I have used swept sine waves and M and W profiles. These are much more difficult to implement.

Not that difficult, although I may have a phase bug.

 

[Peter Nachtwey]

@drbitboy
Swept sine waves aren not that difficult the way you implemented them. As the frequency goes up the velocity or rate of change goes up too. It is easy to exceed the limits of the rate of change. You also ignored the second derivative limitations. The output goes up with the frequency squared. The result is that the control output or CV will saturate at plus or minus 100% and make the data invalid.
Try again.

BTW, I use swept sine waves when modeling hydraulic valves.

 

[drbitboy]

Try again.

I expect there are many different profiles that fit the description "swept sine waves."

As the frequency goes up the velocity or rate of change goes up too ... The output goes up with the frequency squared.

Velocity of what? Output of what? Unless you are going to give me a proper spec, it is not worth it with 32-bit floats. That was interesting enough.

 

[Peter Nachtwey]

I expect there are many different profiles that fit the description "swept sine waves."

The amplitude of the swept sine wave must decrease and the frequency increases.

Velocity of what? Output of what? Unless you are going to give me a proper spec, it is not worth it with 32-bit floats. That was interesting enough.

Velocity if you are talking about motion, rate of change in the PV in a general case. As the rate of change increases the output from the derivative term will increase because the derivative term increases as the error between the rate of change of the SP' and the PV' increases. Eventually the control output will reach +/- 100%. When the control output saturates you can no longer use that data for calculating the model.

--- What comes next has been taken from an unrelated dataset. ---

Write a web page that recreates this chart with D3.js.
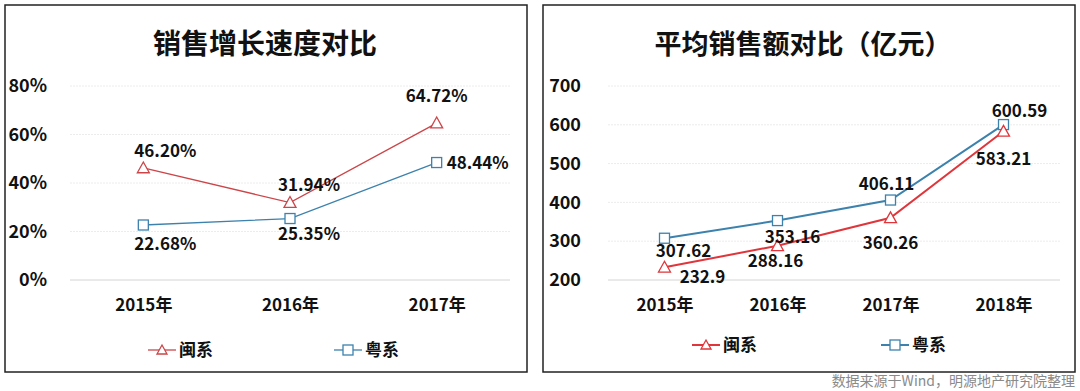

BTW, our motion controller used 32 bit REALS in the past. The swept sine wave problem required we use 64 bit LREALs.

Try again.

 

[drbitboy]

Try again.

OP wanted something, I assume load change, to control against, or to control with, instead of an open loop step change. I provided it. If you think it needs bells and whistles, feel free to implement your own. I don't have to prove I can move bits around.